## Data

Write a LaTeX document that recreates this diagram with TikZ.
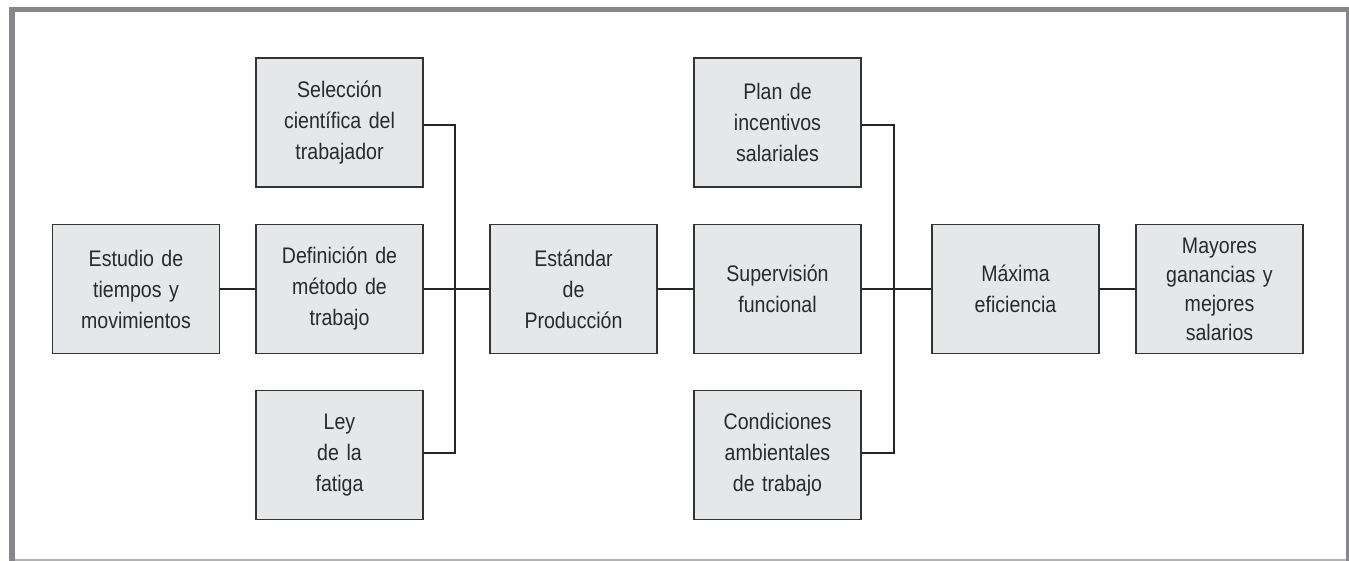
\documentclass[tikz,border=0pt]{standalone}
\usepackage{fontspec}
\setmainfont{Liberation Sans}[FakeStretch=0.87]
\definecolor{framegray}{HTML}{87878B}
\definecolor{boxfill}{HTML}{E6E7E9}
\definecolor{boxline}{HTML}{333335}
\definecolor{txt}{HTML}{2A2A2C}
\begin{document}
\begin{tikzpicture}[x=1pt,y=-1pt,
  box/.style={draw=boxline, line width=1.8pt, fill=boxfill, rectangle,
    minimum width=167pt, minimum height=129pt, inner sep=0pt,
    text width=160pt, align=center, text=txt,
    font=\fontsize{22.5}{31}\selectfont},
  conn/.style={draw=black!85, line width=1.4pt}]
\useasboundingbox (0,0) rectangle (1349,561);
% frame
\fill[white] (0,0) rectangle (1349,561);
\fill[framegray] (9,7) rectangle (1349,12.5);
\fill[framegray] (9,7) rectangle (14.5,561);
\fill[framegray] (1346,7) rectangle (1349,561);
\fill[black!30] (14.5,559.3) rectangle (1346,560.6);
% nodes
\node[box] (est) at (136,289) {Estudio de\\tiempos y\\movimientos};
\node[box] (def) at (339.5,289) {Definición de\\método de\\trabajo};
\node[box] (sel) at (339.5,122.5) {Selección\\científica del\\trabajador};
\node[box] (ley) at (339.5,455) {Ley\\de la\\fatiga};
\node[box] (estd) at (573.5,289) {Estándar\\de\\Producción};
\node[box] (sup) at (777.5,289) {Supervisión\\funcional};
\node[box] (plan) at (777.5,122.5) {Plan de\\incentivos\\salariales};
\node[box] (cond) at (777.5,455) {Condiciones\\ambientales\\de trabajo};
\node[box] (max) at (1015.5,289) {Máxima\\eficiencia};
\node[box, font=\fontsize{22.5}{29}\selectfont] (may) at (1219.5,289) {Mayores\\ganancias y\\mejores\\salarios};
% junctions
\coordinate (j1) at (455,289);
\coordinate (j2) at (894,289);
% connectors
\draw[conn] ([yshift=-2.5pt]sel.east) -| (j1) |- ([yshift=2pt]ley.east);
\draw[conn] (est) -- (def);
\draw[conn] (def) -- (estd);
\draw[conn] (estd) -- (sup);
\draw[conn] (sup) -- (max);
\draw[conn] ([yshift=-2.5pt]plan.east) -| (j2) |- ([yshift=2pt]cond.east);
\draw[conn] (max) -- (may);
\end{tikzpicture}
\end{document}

## Aim of the task
Copy the material above exactly and drop the pictures.

## The completed task
Write a LaTeX document that recreates this diagram with TikZ.
\documentclass[tikz,border=0pt]{standalone}
\usepackage{fontspec}
\setmainfont{Liberation Sans}[FakeStretch=0.87]
\definecolor{framegray}{HTML}{87878B}
\definecolor{boxfill}{HTML}{E6E7E9}
\definecolor{boxline}{HTML}{333335}
\definecolor{txt}{HTML}{2A2A2C}
\begin{document}
\begin{tikzpicture}[x=1pt,y=-1pt,
  box/.style={draw=boxline, line width=1.8pt, fill=boxfill, rectangle,
    minimum width=167pt, minimum height=129pt, inner sep=0pt,
    text width=160pt, align=center, text=txt,
    font=\fontsize{22.5}{31}\selectfont},
  conn/.style={draw=black!85, line width=1.4pt}]
\useasboundingbox (0,0) rectangle (1349,561);
% frame
\fill[white] (0,0) rectangle (1349,561);
\fill[framegray] (9,7) rectangle (1349,12.5);
\fill[framegray] (9,7) rectangle (14.5,561);
\fill[framegray] (1346,7) rectangle (1349,561);
\fill[black!30] (14.5,559.3) rectangle (1346,560.6);
% nodes
\node[box] (est) at (136,289) {Estudio de\\tiempos y\\movimientos};
\node[box] (def) at (339.5,289) {Definición de\\método de\\trabajo};
\node[box] (sel) at (339.5,122.5) {Selección\\científica del\\trabajador};
\node[box] (ley) at (339.5,455) {Ley\\de la\\fatiga};
\node[box] (estd) at (573.5,289) {Estándar\\de\\Producción};
\node[box] (sup) at (777.5,289) {Supervisión\\funcional};
\node[box] (plan) at (777.5,122.5) {Plan de\\incentivos\\salariales};
\node[box] (cond) at (777.5,455) {Condiciones\\ambientales\\de trabajo};
\node[box] (max) at (1015.5,289) {Máxima\\eficiencia};
\node[box, font=\fontsize{22.5}{29}\selectfont] (may) at (1219.5,289) {Mayores\\ganancias y\\mejores\\salarios};
% junctions
\coordinate (j1) at (455,289);
\coordinate (j2) at (894,289);
% connectors
\draw[conn] ([yshift=-2.5pt]sel.east) -| (j1) |- ([yshift=2pt]ley.east);
\draw[conn] (est) -- (def);
\draw[conn] (def) -- (estd);
\draw[conn] (estd) -- (sup);
\draw[conn] (sup) -- (max);
\draw[conn] ([yshift=-2.5pt]plan.east) -| (j2) |- ([yshift=2pt]cond.east);
\draw[conn] (max) -- (may);
\end{tikzpicture}
\end{document}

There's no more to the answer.